• [What needs to be done] State the number of lines in the material below that have "Reproduce" in them, without any other text.

• [Given information]
···
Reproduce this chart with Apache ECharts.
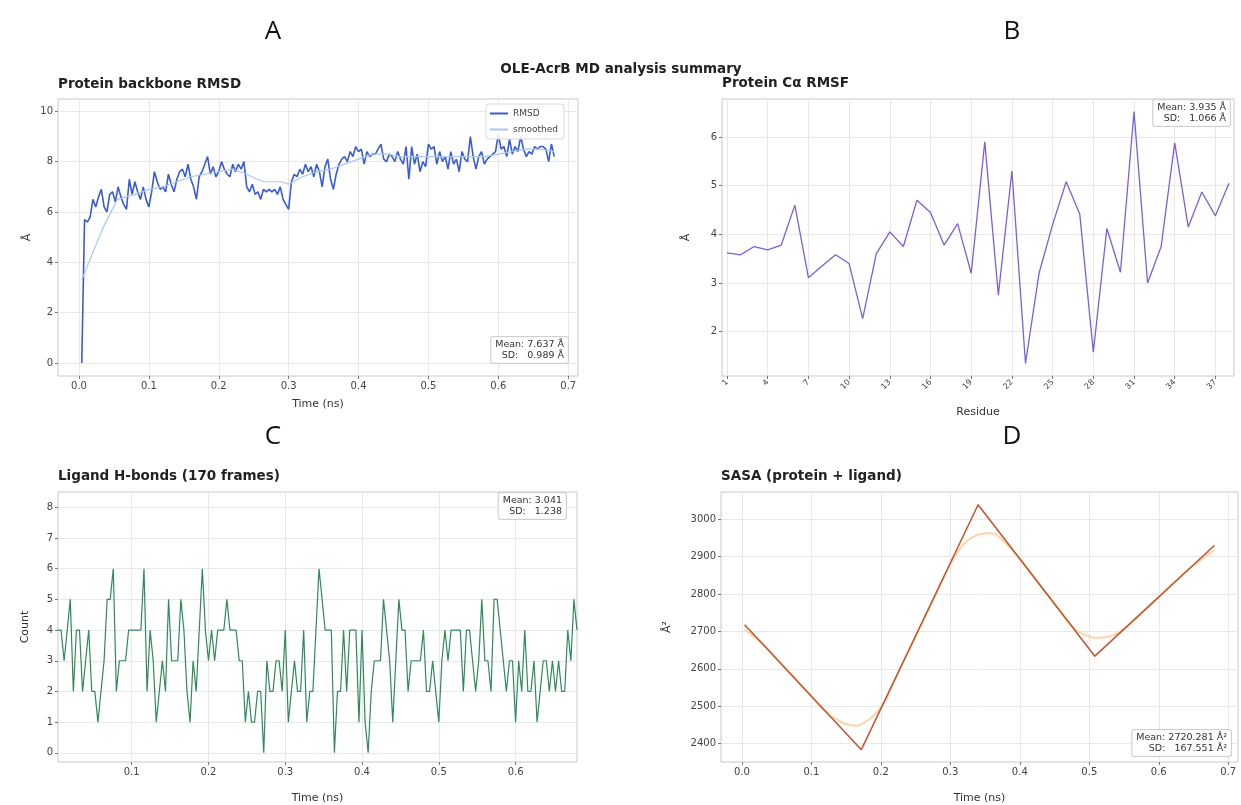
···
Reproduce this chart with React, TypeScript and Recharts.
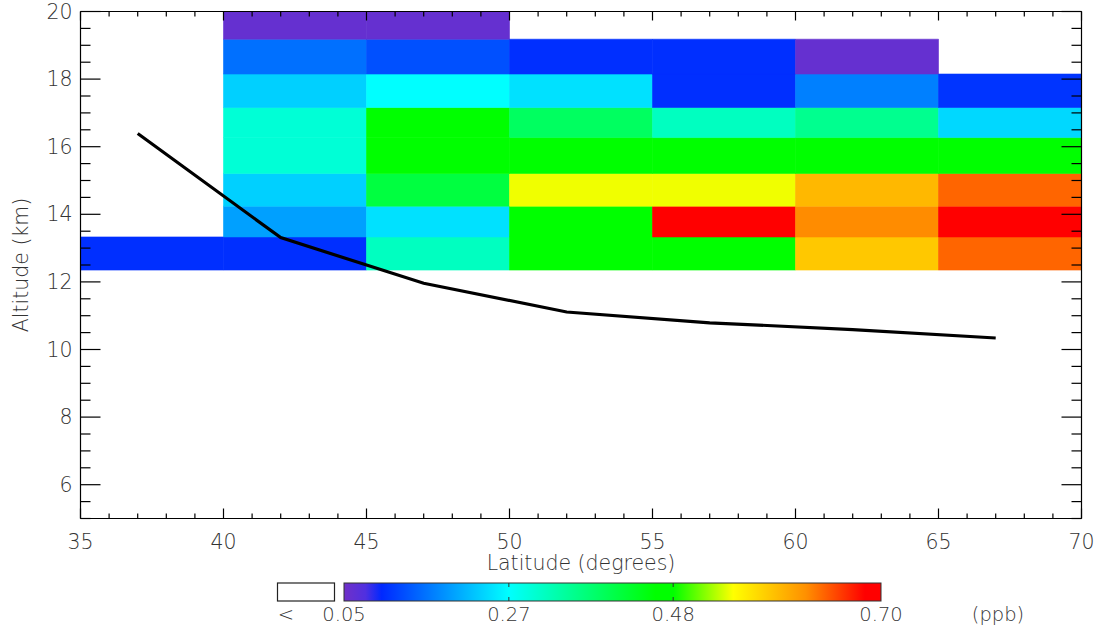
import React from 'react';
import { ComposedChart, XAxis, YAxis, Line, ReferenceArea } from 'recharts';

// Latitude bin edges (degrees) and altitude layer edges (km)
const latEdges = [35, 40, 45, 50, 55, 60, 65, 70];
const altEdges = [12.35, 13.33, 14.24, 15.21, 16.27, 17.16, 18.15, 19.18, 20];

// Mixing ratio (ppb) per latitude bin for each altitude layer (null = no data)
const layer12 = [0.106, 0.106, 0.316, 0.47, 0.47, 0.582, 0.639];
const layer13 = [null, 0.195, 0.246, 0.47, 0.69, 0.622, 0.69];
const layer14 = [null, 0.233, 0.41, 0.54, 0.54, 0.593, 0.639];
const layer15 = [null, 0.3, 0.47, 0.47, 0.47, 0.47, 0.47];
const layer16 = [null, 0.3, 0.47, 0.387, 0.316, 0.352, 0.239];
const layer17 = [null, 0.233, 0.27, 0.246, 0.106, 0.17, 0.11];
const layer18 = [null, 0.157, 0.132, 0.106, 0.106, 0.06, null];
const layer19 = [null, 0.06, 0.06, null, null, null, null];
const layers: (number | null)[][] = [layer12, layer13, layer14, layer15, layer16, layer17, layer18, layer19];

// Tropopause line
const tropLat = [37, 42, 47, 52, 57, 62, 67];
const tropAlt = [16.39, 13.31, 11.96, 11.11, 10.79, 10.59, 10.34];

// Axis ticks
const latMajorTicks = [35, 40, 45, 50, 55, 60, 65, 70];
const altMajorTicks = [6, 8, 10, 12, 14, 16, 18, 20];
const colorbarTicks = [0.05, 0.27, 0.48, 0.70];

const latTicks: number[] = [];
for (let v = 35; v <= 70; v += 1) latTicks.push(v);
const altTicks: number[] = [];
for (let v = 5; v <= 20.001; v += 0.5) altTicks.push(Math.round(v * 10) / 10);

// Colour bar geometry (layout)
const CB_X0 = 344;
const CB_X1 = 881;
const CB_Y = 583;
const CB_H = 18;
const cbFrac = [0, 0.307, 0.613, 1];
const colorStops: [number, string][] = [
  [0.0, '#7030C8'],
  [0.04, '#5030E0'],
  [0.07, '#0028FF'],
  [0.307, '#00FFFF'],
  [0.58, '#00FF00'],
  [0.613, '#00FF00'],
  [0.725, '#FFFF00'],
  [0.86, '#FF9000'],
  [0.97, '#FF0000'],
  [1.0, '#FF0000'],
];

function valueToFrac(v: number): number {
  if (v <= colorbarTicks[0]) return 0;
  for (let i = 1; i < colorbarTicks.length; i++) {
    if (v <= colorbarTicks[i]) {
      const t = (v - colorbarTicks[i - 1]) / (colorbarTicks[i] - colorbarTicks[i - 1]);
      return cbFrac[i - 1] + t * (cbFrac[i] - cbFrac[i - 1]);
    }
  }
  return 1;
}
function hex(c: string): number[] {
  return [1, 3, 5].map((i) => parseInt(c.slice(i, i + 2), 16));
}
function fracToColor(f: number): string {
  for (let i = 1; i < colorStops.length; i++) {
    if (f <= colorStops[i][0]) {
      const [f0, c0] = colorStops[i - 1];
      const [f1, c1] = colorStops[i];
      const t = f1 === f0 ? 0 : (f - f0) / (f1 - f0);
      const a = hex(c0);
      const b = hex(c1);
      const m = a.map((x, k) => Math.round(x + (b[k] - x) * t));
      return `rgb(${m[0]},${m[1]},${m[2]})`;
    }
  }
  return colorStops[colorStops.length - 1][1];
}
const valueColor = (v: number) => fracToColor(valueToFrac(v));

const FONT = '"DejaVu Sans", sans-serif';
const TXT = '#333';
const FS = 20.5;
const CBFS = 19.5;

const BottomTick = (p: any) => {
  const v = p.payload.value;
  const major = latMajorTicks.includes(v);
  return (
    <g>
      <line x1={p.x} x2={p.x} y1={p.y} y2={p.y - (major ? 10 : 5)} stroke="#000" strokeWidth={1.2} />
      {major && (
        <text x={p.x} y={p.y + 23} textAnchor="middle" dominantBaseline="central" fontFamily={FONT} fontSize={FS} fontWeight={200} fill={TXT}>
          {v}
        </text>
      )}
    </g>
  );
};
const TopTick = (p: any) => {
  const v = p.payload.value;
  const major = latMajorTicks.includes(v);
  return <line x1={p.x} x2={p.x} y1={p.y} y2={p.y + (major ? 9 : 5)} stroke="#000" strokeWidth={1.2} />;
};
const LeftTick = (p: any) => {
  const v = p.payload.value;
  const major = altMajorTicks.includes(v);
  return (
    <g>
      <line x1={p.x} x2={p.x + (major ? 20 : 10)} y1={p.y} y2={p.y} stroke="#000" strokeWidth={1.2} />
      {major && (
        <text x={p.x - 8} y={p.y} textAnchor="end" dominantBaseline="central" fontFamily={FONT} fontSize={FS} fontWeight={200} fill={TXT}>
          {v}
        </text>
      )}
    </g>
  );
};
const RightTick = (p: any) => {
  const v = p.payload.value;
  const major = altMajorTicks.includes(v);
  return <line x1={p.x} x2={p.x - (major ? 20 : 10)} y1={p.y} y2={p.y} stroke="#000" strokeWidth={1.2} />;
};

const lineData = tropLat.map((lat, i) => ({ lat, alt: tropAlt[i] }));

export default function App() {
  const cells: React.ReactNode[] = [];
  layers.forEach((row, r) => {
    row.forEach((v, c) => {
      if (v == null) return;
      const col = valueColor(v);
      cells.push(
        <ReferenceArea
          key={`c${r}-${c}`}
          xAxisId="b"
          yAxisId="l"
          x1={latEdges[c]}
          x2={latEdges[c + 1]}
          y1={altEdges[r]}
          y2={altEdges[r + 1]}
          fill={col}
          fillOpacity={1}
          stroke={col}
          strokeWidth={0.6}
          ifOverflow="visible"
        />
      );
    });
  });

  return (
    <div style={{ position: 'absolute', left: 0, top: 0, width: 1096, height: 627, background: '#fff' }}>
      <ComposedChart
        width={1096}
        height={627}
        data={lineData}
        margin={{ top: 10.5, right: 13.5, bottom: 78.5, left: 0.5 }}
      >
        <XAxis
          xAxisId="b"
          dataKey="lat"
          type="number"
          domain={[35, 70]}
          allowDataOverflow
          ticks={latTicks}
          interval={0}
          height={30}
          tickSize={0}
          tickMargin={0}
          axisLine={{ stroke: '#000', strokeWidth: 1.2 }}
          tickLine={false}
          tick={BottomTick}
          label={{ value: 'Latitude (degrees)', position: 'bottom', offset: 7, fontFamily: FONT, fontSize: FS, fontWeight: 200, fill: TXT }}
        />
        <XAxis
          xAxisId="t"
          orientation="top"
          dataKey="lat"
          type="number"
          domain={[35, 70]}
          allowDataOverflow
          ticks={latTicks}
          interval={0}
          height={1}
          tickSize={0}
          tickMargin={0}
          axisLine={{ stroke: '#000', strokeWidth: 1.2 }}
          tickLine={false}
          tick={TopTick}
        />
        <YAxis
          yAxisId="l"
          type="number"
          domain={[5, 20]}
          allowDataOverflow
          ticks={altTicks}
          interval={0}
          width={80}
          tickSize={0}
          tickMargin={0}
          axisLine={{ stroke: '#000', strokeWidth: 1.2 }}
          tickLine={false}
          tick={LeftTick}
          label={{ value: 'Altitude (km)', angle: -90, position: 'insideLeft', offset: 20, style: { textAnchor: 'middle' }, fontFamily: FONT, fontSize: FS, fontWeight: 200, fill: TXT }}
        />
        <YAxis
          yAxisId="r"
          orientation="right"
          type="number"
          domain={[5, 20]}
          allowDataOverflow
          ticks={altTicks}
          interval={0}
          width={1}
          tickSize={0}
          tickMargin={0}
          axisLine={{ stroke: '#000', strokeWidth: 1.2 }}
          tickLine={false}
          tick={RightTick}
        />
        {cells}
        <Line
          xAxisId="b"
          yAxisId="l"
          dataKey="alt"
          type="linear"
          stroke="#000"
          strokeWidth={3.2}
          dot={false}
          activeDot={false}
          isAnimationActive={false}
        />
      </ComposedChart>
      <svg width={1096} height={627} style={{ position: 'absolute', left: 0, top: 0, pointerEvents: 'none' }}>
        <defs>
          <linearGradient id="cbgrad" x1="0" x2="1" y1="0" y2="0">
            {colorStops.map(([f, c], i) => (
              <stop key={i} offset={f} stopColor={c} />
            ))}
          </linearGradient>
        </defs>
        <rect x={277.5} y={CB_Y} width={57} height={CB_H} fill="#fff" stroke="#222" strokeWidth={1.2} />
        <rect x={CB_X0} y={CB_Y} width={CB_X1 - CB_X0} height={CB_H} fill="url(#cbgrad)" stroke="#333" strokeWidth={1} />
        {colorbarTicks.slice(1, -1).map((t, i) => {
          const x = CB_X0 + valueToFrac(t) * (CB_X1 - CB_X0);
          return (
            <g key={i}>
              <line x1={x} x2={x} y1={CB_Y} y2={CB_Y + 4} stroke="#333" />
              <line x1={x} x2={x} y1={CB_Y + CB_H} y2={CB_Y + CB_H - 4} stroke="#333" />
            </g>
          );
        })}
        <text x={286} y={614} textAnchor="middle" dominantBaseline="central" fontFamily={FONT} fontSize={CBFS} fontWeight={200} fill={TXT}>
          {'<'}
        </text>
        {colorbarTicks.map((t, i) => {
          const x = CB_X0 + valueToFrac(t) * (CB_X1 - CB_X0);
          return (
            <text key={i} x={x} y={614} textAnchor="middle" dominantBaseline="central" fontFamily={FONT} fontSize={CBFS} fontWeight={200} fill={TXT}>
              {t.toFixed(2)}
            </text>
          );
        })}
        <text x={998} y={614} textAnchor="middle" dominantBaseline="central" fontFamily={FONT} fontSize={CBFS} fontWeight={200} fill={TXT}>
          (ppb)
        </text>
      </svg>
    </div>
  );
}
···
• [Solution to the exercise] 2